# lancer TextEdit à partir du terminal ?



## ozark (5 Mai 2005)

comment peut-on faire ... ? 
dans certains cas ça peut s'avérer plus pratique que d'utiliser vi ...


----------



## olof (5 Mai 2005)

Bien sur :

/Applications/TextEdit.app/Contents/MacOS/TextEdit

(pour rappel, une application OS X est en fait un répertoire).

Et si tu veux éditer un fichier système, avec les droits root :

sudo /Applications/TextEdit.app/Contents/MacOS/TextEdit fichier_à_editer

Et voilà !


----------



## Spyro (5 Mai 2005)

open -e fichier(s)_a_editer
open -a /Applications/monapplication.app [fichier(s)_a_editer]

Plus pratique que vi, utilise pico  :love: 

Par contre avec open, pas possible d'utiliser sudo.


----------



## supermoquette (5 Mai 2005)

TextWrangler ouvre les fichier cachés aussi et te demande un mot de passe administrateur en cas de droit supérieur. Gratuit, powerful, un bijoux 

Sinon y a une version aqua d'Emac, qui inclu un super tétris :love:


----------



## Spyro (5 Mai 2005)

Tiens j'avais pas remarqué que TextWrangler était "re"devenu gratuit, cool  

Gratuit également et très bien aussi on peut citer SubEthaEdit, qui permet également d'ouvrir (et surtout enregistrer) des fichiers root.
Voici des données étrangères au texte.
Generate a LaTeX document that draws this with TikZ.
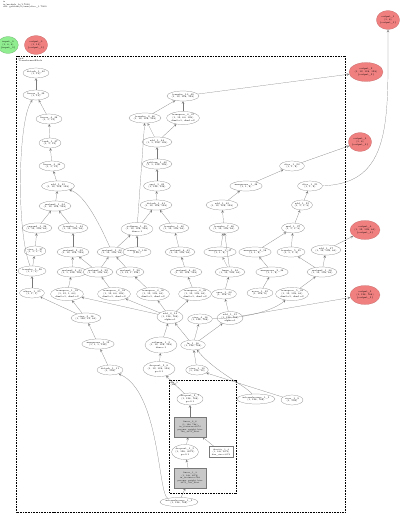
\documentclass[tikz,border=0pt]{standalone}
\usepackage{xcolor}
\usetikzlibrary{shapes,arrows,positioning,fit,backgrounds}
\definecolor{outRed}{RGB}{240,128,128}
\definecolor{inGreen}{RGB}{144,238,144}
\definecolor{opGray}{RGB}{200,200,200}
\definecolor{lineGray}{RGB}{120,120,120}

\begin{document}
\begin{tikzpicture}[x=1pt, y=-1pt,
			op/.style={draw=lineGray, ellipse, line width=0.2pt, fill=white, inner sep=0pt,
				minimum width=26pt, minimum height=10pt, align=center, font=\fontsize{2.3}{2.7}\selectfont},
			op3/.style={op, minimum height=13pt},
			gop/.style={draw=lineGray, rectangle, line width=0.2pt, fill=opGray, inner sep=0.3pt,
				minimum width=32pt, minimum height=20pt, align=center, font=\fontsize{2}{2.5}\selectfont},
			wop/.style={gop, fill=white, minimum width=24pt, minimum height=11pt},
			outp/.style={op, draw=outRed!80!black, fill=outRed, minimum height=19pt},
			inp/.style={op, draw=inGreen!70!black, fill=inGreen, minimum height=17pt},
			clusterbox/.style={draw=black, line width=0.6pt, dash pattern=on 1pt off 0.6pt},
			lbl/.style={anchor=north west, align=left, inner sep=0pt, font=\fontsize{2.2}{2.6}\selectfont},
			arrow/.style={->, >=stealth, line width=0.2pt, color=lineGray}
			]
			\useasboundingbox (0,0) rectangle (400,516);
			\fill[white] (0,0) rectangle (400,516);
			
			% header and clusters
			\node[lbl] (hdr) at (3,1) {ir\\ir/module\_h/1.7000\\dtf: getitem/0/sum/slice\_1.7000};
			\draw[clusterbox] (16.7,56) rectangle (345.7,512);
			\node[lbl] (fwdlbl) at (18.5,57.5) {fwd\\TransformerBlock};
			\draw[clusterbox] (169,380) rectangle (236,493);
			\node[lbl] (ffnlbl) at (170.5,381.5) {ffn\_1\\(ffn)};
			
			% inputs / outputs
			\node[inp, minimum width=16pt] (input0) at (8,45)      {input\_0\\(1, 4, 6)\\\{input\_0\}};
			\node[outp, minimum width=22pt] (output0) at (36,45)  {output\_0\\(1, 13)\\\{output\_0\}};
			\node[outp, minimum width=23pt] (output1) at (388,20) {output\_1\\(1, 8)\\\{output\_1\}};
			\node[outp, minimum width=34pt] (output2) at (366,72) {output\_2\\(1, 12, 128, 128)\\\{output\_2\}};
			\node[outp, minimum width=23pt] (output3) at (360,142) {output\_3\\(1, 8)\\\{output\_3\}};
			\node[outp, minimum width=30pt] (output4) at (365,230) {output\_4\\(1, 12, 128, 64)\\\{output\_4\}};
			\node[outp, minimum width=30pt] (output5) at (365,295) {output\_5\\(1, 128, 768)\\\{output\_5\}};
			
			% left column
			\node[op] (detach40) at (36,73)    {detach\_1\_40\\(1, 13)};
			\node[op] (linear39) at (36,95)    {linear\_2\_39\\(1, 13)};
			\node[op] (linear38) at (49,119)   {linear\_4\_38\\(1, 1, 13)};
			\node[op, minimum width=21pt] (tanh37) at (50,143) {tanh\_1\_37\\(1, 1, 13)};
			\node[op] (linear36) at (52,166)   {linear\_3\_36\\(1, 1, 13)};
			\node[op, minimum width=33pt] (add35) at (58,186) {add\_1\_35\\(1, 12, 128, 128)};
			\node[op] (matmul34) at (55,206)   {matmul\_1\_34\\(1, 12, 128, 128)};
			\node[op] (expand26) at (37,228)   {expand\_1\_26\\(1, 12, 128, 64)};
			\node[op] (transfer33) at (73,228) {transfer\_1\_33\\(1, 12, 128, 64)};
			\node[op, minimum width=20pt] (view27) at (35,251) {view\_1\_27\\(1, 1, 1, 1)};
			\node[op, minimum width=30pt] (matmul32) at (73,252) {matmul\_2\_32\\(1, 12, 128, 128)};
			\node[op, minimum width=25pt] (matmul30) at (112,252) {matmul\_5\_30\\(1, 12, 128, 64)};
			\node[op, minimum width=21pt] (arange106) at (137,252) {arange\_1\_106\\(128,)};
			\node[op] (matmul41) at (180,252)  {matmul\_6\_41\\(1, 12, 128, 64)};
			\node[op, minimum width=25pt] (transfer28) at (32,271) {transfer\_1\_28\\(1, 1, 1)};
			\node[op, minimum width=25pt] (matmul31) at (72,272) {matmul\_3\_31\\(1, 1, 128, 128)};
			\node[op, minimum width=27pt] (matmul29) at (98,272) {matmul\_4\_29\\(1, 12, 128, 64)};
			\node[op] (matmul28) at (130,272)  {matmul\_7\_28\\(1, 12, 1, 128)};
			\node[op, minimum width=27pt] (matmul40) at (186,272) {matmul\_8\_40\\(1, 12, 128, 128)};
			\node[op, minimum width=25pt] (where25) at (32,293) {where\_1\_25\\(1, 1, 1)};
			\node[op3, minimum width=27pt] (transpose23) at (67,294) {transpose\_1\_23\\(1, 12, 1, 64)\\dim0=1, dim1=2};
			\node[op3, minimum width=28pt] (transpose24) at (114,294) {transpose\_2\_24\\(1, 12, 64, 128)\\dim0=1, dim1=2};
			\node[op3, minimum width=27pt] (transpose30) at (153,294) {transpose\_3\_30\\(1, 12, 128, 64)\\dim0=1, dim1=2};
			\node[op3, minimum width=25pt] (transpose39) at (195,294) {transpose\_4\_39\\(1, 12, 128, 64)\\dim0=1, dim1=2};
			\node[op, minimum width=28pt] (view18) at (86,318) {view\_3\_18\\(1, 128, 12, 64)};
			\node[op3] (add14) at (170,317)    {add\_3\_14\\(1, 128, 768)\\alpha=1};
			\node[op, minimum width=20pt] (view16) at (200,319) {view\_4\_16\\(1, 128, 768)};
			\node[op3] (add15) at (230,318)    {add\_1\_15\\(1, 128, 768)\\alpha=1};
			
			% middle column
			\node[op, minimum width=30pt] (transfer49) at (183,96) {transfer\_10\_49\\(1, 12, 128, 128)};
			\node[op, minimum width=27pt] (transfer46) at (145,118) {transfer\_9\_46\\(1, 12, 128, 128)};
			\node[op3, minimum width=30pt] (transpose47) at (183,118) {transpose\_4\_47\\(1, 12, 64, 128)\\dim0=1, dim1=2};
			\node[op, minimum width=27pt] (add44) at (157,142) {add\_1\_44\\(1, 1, 128, 128)};
			\node[op, minimum width=29pt] (getitem43) at (157,164) {getitem\_1\_43\\(1, 1, 128, 128)};
			\node[op, minimum width=27pt] (sqrt42) at (157,186) {sqrt\_1\_42\\(1, 128, 128)};
			\node[op, minimum width=25pt] (detach41) at (156,205) {detach\_1\_41\\(1, 12, 128, 128)};
			\node[op3, minimum width=29pt] (softmax35) at (137,229) {softmax\_1\_35\\(1, 12, 128, 128)\\dim=-1};
			\node[op, minimum width=28pt] (transfer40) at (174,228) {transfer\_1\_40\\(1, 12, 128, 64)};
			
			% right column
			\node[op, minimum width=32pt] (unsqueeze38) at (246,186) {unsqueeze\_1\_38\\(1, 1, 8)};
			\node[op, minimum width=25pt] (slice23) at (292,166) {slice\_1\_23\\(1, 1, 8)};
			\node[op, minimum width=25pt] (slice21) at (310,186) {slice\_1\_21\\(1, 1, 8)};
			\node[op, minimum width=25pt] (add45) at (222,205) {add\_1\_45\\(1, 12, 128, 128)};
			\node[op, minimum width=20pt] (add25) at (302,205) {add\_1\_25\\(1, 1, 1, 8)};
			\node[op, minimum width=25pt] (transfer48) at (224,228) {transfer\_7\_48\\(1, 12, 128, 64)};
			\node[op, minimum width=23pt] (mul27) at (293,228) {mul\_1\_27\\(1, 1, 1, 8)};
			\node[op] (unsqueeze37) at (220,252) {unsqueeze\_1\_37\\(1, 1, 8)};
			\node[op, minimum width=30pt] (unsqueeze58) at (255,252) {unsqueeze\_3\_58\\(1, 1, 8)};
			\node[op, minimum width=25pt] (transfer35) at (291,252) {transfer\_5\_35\\(1, 1, 1, 8)};
			\node[op, minimum width=22pt] (add37) at (326,250) {add\_1\_37\\(1, 12, 128, 64)};
			\node[op] (bmm34) at (230,272)     {bmm\_1\_34\\(1, 12, 128, 64)};
			\node[op, minimum width=30pt] (unsqueezeB38) at (272,272) {unsqueeze\_2\_38\\(1, 1, 8)};
			\node[op, minimum width=27pt] (matmul36) at (322,272) {matmul\_1\_36\\(1, 12, 128, 64)};
			\node[op, minimum width=25pt] (ones33) at (224,294) {ones\_1\_33\\(1, 128, 8)};
			\node[op] (zeros32) at (260,293)   {zeros\_1\_32\\(1, 128, 8)};
			\node[op3, minimum width=30pt] (transpose33) at (292,294) {transpose\_5\_33\\(1, 12, 128, 64)\\dim0=1, dim1=2};
			
			% bottom part
			\node[op, minimum width=30pt] (unsqueeze12) at (98,344) {unsqueeze\_1\_12\\(1, 1, 1, 128)};
			\node[op3, minimum width=27pt, minimum height=16pt] (softmax5) at (161,345) {softmax\_1\_5\\(1, 12, 128, 128)\\dim=-1};
			\node[op, minimum width=20pt] (ln16) at (193,345) {ln\_1\_16\\(1, 128, 768)};
			\node[op] (detach11) at (110,370)  {detach\_1\_11\\(1, 128)};
			\node[op3, minimum width=32pt, minimum height=15pt] (dropout6) at (159,369) {dropout\_2\_6\\(1, 12, 128, 128)\\p=0.1};
			\node[op, minimum width=20pt] (view10) at (197,370) {view\_1\_10\\(1, 128, 12)};
			\node[op, minimum width=33pt] (isrc5) at (256,399) {internalsource\_1\_5\\(1, 128, 768)};
			\node[op, minimum width=22pt] (view9) at (292,400) {view\_1\_9\\(1, 128)};
			\node[op3, minimum height=12pt] (dropout7) at (190,399) {dropout\_2\_7\\(1, 128, 768)\\p=0.1};
			\node[gop] (linear6) at (190,427)  {linear\_2\_6\\(1, 128, 768)\\in\_features=3072\\params: weight, bias\\768\_3072\_float};
			\node[op3, minimum width=24pt, minimum height=15pt] (dropout5) at (185,452) {dropout\_1\_5\\(1, 128, 3072)\\p=0.1};
			\node[wop] (identity4) at (221,452) {identity\_1\_4\\(1, 128, 3072)\\dim\_size=3072};
			\node[gop] (linear3) at (190,478)  {linear\_1\_3\\(1, 128, 3072)\\in\_features=768\\params: weight, bias\\3072\_768\_float};
			\node[op, minimum width=35pt, minimum height=9pt] (isrc2) at (179,502) {internalsource\_1\_2\\(1, 128, 768)};
			
			% edges, left column
			\draw[arrow] (linear39) -- (detach40);
			\draw[arrow] (linear38) -- (linear39);
			\draw[arrow] (transfer28) .. controls (16,230) and (18,120) .. (linear39);
			\draw[arrow] (tanh37) -- (linear38);
			\draw[arrow] (linear36) -- (tanh37);
			\draw[arrow] (add35) -- (linear36);
			\draw[arrow] (matmul34) -- (add35);
			\draw[arrow] (matmul30) .. controls (100,225) and (85,195) .. (add35);
			\draw[arrow] (expand26) -- (matmul34);
			\draw[arrow] (transfer33) -- (matmul34);
			\draw[arrow] (view27) -- (expand26);
			\draw[arrow] (matmul32) -- (transfer33);
			\draw[arrow] (matmul31) -- (matmul32);
			\draw[arrow] (transpose23) -- (matmul31);
			\draw[arrow] (where25) -- (transfer28);
			\draw[arrow] (transfer28) -- (view27);
			\draw[arrow] (transpose24) -- (matmul29);
			\draw[arrow] (matmul29) -- (matmul30);
			\draw[arrow] (matmul29) -- (matmul32);
			\draw[arrow] (transpose30) -- (matmul28);
			\draw[arrow] (matmul28) -- (matmul30);
			\draw[arrow] (matmul30) -- (softmax35);
			\draw[arrow] (arange106) -- (softmax35);
			\draw[arrow] (view18) -- (transpose23);
			\draw[arrow] (view18) -- (where25);
			\draw[arrow] (unsqueeze12) -- (view18);
			\draw[arrow] (detach11) -- (unsqueeze12);
			
			% edges, middle column
			\draw[arrow] (softmax35) -- (transfer46);
			\draw[arrow] (softmax35) -- (detach41);
			\draw[arrow] (detach41) -- (sqrt42);
			\draw[arrow] (sqrt42) -- (getitem43);
			\draw[arrow] (getitem43) -- (add44);
			\draw[arrow] (add44) -- (transfer46);
			\draw[arrow] (add44) -- (transpose47);
			\draw[arrow] (transfer46) -- (transfer49);
			\draw[arrow] (transpose47) -- (transfer49);
			\draw[arrow] (transfer49) -- (output2);
			\draw[arrow] (transpose39) -- (matmul40);
			\draw[arrow] (matmul40) -- (matmul41);
			\draw[arrow] (matmul41) -- (transfer40);
			\draw[arrow] (transfer40) -- (detach41);
			\draw[arrow] (add14) -- (transpose23);
			\draw[arrow] (add14) -- (transpose24);
			\draw[arrow] (add14) -- (transpose30);
			\draw[arrow] (add14) -- (transpose39);
			\draw[arrow] (softmax5) -- (add14);
			\draw[arrow] (ln16) -- (add14);
			\draw[arrow] (ln16) -- (view16);
			\draw[arrow] (ln16) -- (add15);
			\draw[arrow] (dropout6) -- (softmax5);
			\draw[arrow] (view10) -- (ln16);
			\draw[arrow] (view9) -- (view10);
			\draw[arrow] (isrc5) .. controls (245,385) and (215,372) .. (ln16);
			\draw[arrow] (view16) .. controls (260,318) and (280,305) .. (transpose33);
			
			% edges, right column
			\draw[arrow] (slice23) -- (output3);
			\draw[arrow] (slice21) .. controls (392,184) and (388,120) .. (output1);
			\draw[arrow] (unsqueeze38) -- (slice23);
			\draw[arrow] (add45) -- (unsqueeze38);
			\draw[arrow] (add25) -- (slice21);
			\draw[arrow] (transfer48) -- (add45);
			\draw[arrow] (mul27) -- (add25);
			\draw[arrow] (unsqueeze37) -- (transfer48);
			\draw[arrow] (unsqueeze58) -- (mul27);
			\draw[arrow] (transfer35) -- (mul27);
			\draw[arrow] (bmm34) -- (unsqueeze37);
			\draw[arrow] (bmm34) -- (transfer48);
			\draw[arrow] (ones33) -- (bmm34);
			\draw[arrow] (unsqueezeB38) -- (unsqueeze58);
			\draw[arrow] (zeros32) -- (unsqueezeB38);
			\draw[arrow] (matmul36) -- (add37);
			\draw[arrow] (matmul36) -- (transfer35);
			\draw[arrow] (transpose33) -- (matmul36);
			\draw[arrow] (add37) -- (output4);
			\draw[arrow] (add15) -- (output5);
			\draw[arrow] (add15) -- (ones33);
			
			% edges, ffn block
			\draw[arrow] (isrc2) -- (linear3);
			\draw[arrow] (linear3) -- (dropout5);
			\draw[arrow] (dropout5) -- (linear6);
			\draw[arrow] (identity4) -- (linear6);
			\draw[arrow] (linear6) -- (dropout7);
			\draw[arrow] (dropout7) -- (dropout6);
			\draw[arrow] (isrc2) .. controls (158,495) and (160,392) .. (detach11);
		\end{tikzpicture}
\end{document}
Les deux (comme BBEdit) installent une commande unix permettant de les appeler directement et de faire des pipes avec (edit pour l'un, see pour l'autre).


----------



## GrandGibus (5 Mai 2005)

Spyro a dit:
			
		

> open -e fichier(s)_a_editer
> open -a /Applications/monapplication.app [fichier(s)_a_editer]
> 
> Plus pratique que vi, utilise pico  :love:
> ...




Ca marche même sans le chemin complet : _open -a smultron _


----------



## ozark (5 Mai 2005)

merci pour toutes ces réponses bien instructives (quel luxe)

btw open a l'air de bien fonctionner sans aucun switch -e, -a ... super merci pour le tuyau


----------



## Spyro (5 Mai 2005)

ozark a dit:
			
		

> btw open a l'air de bien fonctionner sans aucun switch


Voui ça permet d'ouvrir des fichiers comme en les cliquant dans le Finder, je m'en sers même parfois sous la forme "open ." c'est à dire ouvrir le dossier courant dans le Finder.  
Et ça permet même d'ouvrir des URL.


----------